To be done: All of the listing below must be repeated word for word. Pictures are the only thing to omit.
──────
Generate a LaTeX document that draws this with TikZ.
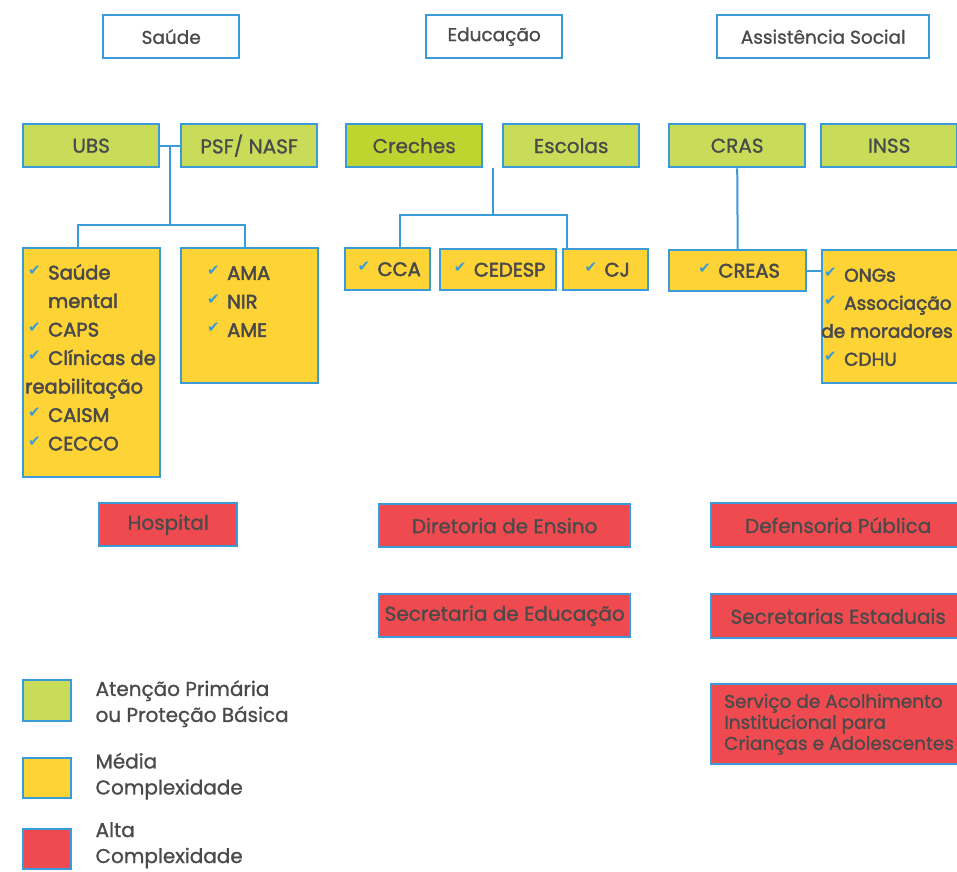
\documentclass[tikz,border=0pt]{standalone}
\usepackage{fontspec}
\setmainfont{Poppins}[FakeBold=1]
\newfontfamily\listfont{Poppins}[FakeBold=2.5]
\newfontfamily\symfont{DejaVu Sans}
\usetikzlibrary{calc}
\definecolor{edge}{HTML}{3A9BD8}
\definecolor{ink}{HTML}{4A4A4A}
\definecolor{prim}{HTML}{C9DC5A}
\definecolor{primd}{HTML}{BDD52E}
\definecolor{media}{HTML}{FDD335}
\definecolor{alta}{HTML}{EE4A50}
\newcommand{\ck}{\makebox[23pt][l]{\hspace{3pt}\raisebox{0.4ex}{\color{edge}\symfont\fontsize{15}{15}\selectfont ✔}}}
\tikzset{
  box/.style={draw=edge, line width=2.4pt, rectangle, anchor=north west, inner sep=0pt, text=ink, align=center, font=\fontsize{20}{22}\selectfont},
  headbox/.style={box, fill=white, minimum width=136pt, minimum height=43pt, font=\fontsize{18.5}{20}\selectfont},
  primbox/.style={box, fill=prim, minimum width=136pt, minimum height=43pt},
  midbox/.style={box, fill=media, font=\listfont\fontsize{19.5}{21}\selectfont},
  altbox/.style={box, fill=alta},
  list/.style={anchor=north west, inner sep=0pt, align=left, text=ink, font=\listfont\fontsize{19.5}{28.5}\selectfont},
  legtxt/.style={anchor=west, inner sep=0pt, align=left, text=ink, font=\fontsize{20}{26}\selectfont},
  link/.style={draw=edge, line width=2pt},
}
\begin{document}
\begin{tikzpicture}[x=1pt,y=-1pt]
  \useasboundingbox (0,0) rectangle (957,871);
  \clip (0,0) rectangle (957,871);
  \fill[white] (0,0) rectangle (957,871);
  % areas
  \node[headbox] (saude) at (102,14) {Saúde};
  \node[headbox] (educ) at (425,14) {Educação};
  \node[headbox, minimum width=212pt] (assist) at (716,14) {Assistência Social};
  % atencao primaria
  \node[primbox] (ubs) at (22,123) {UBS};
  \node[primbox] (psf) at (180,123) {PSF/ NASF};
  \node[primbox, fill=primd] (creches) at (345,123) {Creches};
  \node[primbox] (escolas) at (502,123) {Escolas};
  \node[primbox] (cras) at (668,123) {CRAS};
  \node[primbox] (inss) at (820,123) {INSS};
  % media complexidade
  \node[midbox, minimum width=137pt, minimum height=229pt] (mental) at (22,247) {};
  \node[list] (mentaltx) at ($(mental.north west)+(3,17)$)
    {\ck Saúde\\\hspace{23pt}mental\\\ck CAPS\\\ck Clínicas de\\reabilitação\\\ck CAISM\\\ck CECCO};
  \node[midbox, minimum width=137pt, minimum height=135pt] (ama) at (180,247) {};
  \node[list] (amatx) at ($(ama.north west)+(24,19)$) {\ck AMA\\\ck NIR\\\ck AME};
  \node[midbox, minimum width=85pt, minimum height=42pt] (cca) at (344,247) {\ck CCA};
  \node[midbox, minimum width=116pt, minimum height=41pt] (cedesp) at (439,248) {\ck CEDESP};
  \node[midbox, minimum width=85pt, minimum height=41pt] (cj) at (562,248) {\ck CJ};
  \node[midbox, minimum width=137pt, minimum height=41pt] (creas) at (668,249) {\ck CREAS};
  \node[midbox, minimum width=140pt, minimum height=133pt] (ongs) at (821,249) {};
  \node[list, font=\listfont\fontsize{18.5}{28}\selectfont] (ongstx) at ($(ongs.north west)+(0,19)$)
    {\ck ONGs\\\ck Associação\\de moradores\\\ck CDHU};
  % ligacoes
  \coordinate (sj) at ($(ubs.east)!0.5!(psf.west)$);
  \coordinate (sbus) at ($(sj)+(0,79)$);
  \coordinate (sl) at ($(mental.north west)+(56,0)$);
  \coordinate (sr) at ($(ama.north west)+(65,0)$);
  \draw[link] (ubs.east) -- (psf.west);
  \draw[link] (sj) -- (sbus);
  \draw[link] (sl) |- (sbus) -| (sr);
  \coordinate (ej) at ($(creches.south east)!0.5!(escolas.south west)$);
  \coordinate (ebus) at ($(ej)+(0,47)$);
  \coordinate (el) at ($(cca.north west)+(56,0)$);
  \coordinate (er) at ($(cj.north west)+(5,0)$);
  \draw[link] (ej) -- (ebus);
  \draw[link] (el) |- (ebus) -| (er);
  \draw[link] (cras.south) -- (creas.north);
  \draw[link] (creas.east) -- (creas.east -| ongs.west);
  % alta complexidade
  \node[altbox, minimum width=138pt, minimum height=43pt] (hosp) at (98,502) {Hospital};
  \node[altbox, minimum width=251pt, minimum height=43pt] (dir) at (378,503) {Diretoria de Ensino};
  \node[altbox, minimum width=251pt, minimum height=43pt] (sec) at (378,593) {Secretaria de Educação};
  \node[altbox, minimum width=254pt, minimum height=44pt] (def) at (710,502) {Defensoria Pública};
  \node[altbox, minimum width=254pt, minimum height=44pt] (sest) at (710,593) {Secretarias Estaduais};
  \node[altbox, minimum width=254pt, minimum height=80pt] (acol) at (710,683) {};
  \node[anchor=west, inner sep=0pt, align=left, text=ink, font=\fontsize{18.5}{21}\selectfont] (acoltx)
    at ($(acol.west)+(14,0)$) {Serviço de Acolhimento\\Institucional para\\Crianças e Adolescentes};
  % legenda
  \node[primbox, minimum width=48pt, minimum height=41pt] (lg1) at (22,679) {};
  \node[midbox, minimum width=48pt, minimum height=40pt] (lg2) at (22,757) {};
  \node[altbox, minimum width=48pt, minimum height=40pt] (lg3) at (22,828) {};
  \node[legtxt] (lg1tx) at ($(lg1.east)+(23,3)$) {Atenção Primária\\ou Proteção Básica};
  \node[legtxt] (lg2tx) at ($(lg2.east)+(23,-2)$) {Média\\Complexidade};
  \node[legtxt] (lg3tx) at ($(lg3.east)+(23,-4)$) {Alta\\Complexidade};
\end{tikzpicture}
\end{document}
──────
Response to this task:
Generate a LaTeX document that draws this with TikZ.
\documentclass[tikz,border=0pt]{standalone}
\usepackage{fontspec}
\setmainfont{Poppins}[FakeBold=1]
\newfontfamily\listfont{Poppins}[FakeBold=2.5]
\newfontfamily\symfont{DejaVu Sans}
\usetikzlibrary{calc}
\definecolor{edge}{HTML}{3A9BD8}
\definecolor{ink}{HTML}{4A4A4A}
\definecolor{prim}{HTML}{C9DC5A}
\definecolor{primd}{HTML}{BDD52E}
\definecolor{media}{HTML}{FDD335}
\definecolor{alta}{HTML}{EE4A50}
\newcommand{\ck}{\makebox[23pt][l]{\hspace{3pt}\raisebox{0.4ex}{\color{edge}\symfont\fontsize{15}{15}\selectfont ✔}}}
\tikzset{
  box/.style={draw=edge, line width=2.4pt, rectangle, anchor=north west, inner sep=0pt, text=ink, align=center, font=\fontsize{20}{22}\selectfont},
  headbox/.style={box, fill=white, minimum width=136pt, minimum height=43pt, font=\fontsize{18.5}{20}\selectfont},
  primbox/.style={box, fill=prim, minimum width=136pt, minimum height=43pt},
  midbox/.style={box, fill=media, font=\listfont\fontsize{19.5}{21}\selectfont},
  altbox/.style={box, fill=alta},
  list/.style={anchor=north west, inner sep=0pt, align=left, text=ink, font=\listfont\fontsize{19.5}{28.5}\selectfont},
  legtxt/.style={anchor=west, inner sep=0pt, align=left, text=ink, font=\fontsize{20}{26}\selectfont},
  link/.style={draw=edge, line width=2pt},
}
\begin{document}
\begin{tikzpicture}[x=1pt,y=-1pt]
  \useasboundingbox (0,0) rectangle (957,871);
  \clip (0,0) rectangle (957,871);
  \fill[white] (0,0) rectangle (957,871);
  % areas
  \node[headbox] (saude) at (102,14) {Saúde};
  \node[headbox] (educ) at (425,14) {Educação};
  \node[headbox, minimum width=212pt] (assist) at (716,14) {Assistência Social};
  % atencao primaria
  \node[primbox] (ubs) at (22,123) {UBS};
  \node[primbox] (psf) at (180,123) {PSF/ NASF};
  \node[primbox, fill=primd] (creches) at (345,123) {Creches};
  \node[primbox] (escolas) at (502,123) {Escolas};
  \node[primbox] (cras) at (668,123) {CRAS};
  \node[primbox] (inss) at (820,123) {INSS};
  % media complexidade
  \node[midbox, minimum width=137pt, minimum height=229pt] (mental) at (22,247) {};
  \node[list] (mentaltx) at ($(mental.north west)+(3,17)$)
    {\ck Saúde\\\hspace{23pt}mental\\\ck CAPS\\\ck Clínicas de\\reabilitação\\\ck CAISM\\\ck CECCO};
  \node[midbox, minimum width=137pt, minimum height=135pt] (ama) at (180,247) {};
  \node[list] (amatx) at ($(ama.north west)+(24,19)$) {\ck AMA\\\ck NIR\\\ck AME};
  \node[midbox, minimum width=85pt, minimum height=42pt] (cca) at (344,247) {\ck CCA};
  \node[midbox, minimum width=116pt, minimum height=41pt] (cedesp) at (439,248) {\ck CEDESP};
  \node[midbox, minimum width=85pt, minimum height=41pt] (cj) at (562,248) {\ck CJ};
  \node[midbox, minimum width=137pt, minimum height=41pt] (creas) at (668,249) {\ck CREAS};
  \node[midbox, minimum width=140pt, minimum height=133pt] (ongs) at (821,249) {};
  \node[list, font=\listfont\fontsize{18.5}{28}\selectfont] (ongstx) at ($(ongs.north west)+(0,19)$)
    {\ck ONGs\\\ck Associação\\de moradores\\\ck CDHU};
  % ligacoes
  \coordinate (sj) at ($(ubs.east)!0.5!(psf.west)$);
  \coordinate (sbus) at ($(sj)+(0,79)$);
  \coordinate (sl) at ($(mental.north west)+(56,0)$);
  \coordinate (sr) at ($(ama.north west)+(65,0)$);
  \draw[link] (ubs.east) -- (psf.west);
  \draw[link] (sj) -- (sbus);
  \draw[link] (sl) |- (sbus) -| (sr);
  \coordinate (ej) at ($(creches.south east)!0.5!(escolas.south west)$);
  \coordinate (ebus) at ($(ej)+(0,47)$);
  \coordinate (el) at ($(cca.north west)+(56,0)$);
  \coordinate (er) at ($(cj.north west)+(5,0)$);
  \draw[link] (ej) -- (ebus);
  \draw[link] (el) |- (ebus) -| (er);
  \draw[link] (cras.south) -- (creas.north);
  \draw[link] (creas.east) -- (creas.east -| ongs.west);
  % alta complexidade
  \node[altbox, minimum width=138pt, minimum height=43pt] (hosp) at (98,502) {Hospital};
  \node[altbox, minimum width=251pt, minimum height=43pt] (dir) at (378,503) {Diretoria de Ensino};
  \node[altbox, minimum width=251pt, minimum height=43pt] (sec) at (378,593) {Secretaria de Educação};
  \node[altbox, minimum width=254pt, minimum height=44pt] (def) at (710,502) {Defensoria Pública};
  \node[altbox, minimum width=254pt, minimum height=44pt] (sest) at (710,593) {Secretarias Estaduais};
  \node[altbox, minimum width=254pt, minimum height=80pt] (acol) at (710,683) {};
  \node[anchor=west, inner sep=0pt, align=left, text=ink, font=\fontsize{18.5}{21}\selectfont] (acoltx)
    at ($(acol.west)+(14,0)$) {Serviço de Acolhimento\\Institucional para\\Crianças e Adolescentes};
  % legenda
  \node[primbox, minimum width=48pt, minimum height=41pt] (lg1) at (22,679) {};
  \node[midbox, minimum width=48pt, minimum height=40pt] (lg2) at (22,757) {};
  \node[altbox, minimum width=48pt, minimum height=40pt] (lg3) at (22,828) {};
  \node[legtxt] (lg1tx) at ($(lg1.east)+(23,3)$) {Atenção Primária\\ou Proteção Básica};
  \node[legtxt] (lg2tx) at ($(lg2.east)+(23,-2)$) {Média\\Complexidade};
  \node[legtxt] (lg3tx) at ($(lg3.east)+(23,-4)$) {Alta\\Complexidade};
\end{tikzpicture}
\end{document}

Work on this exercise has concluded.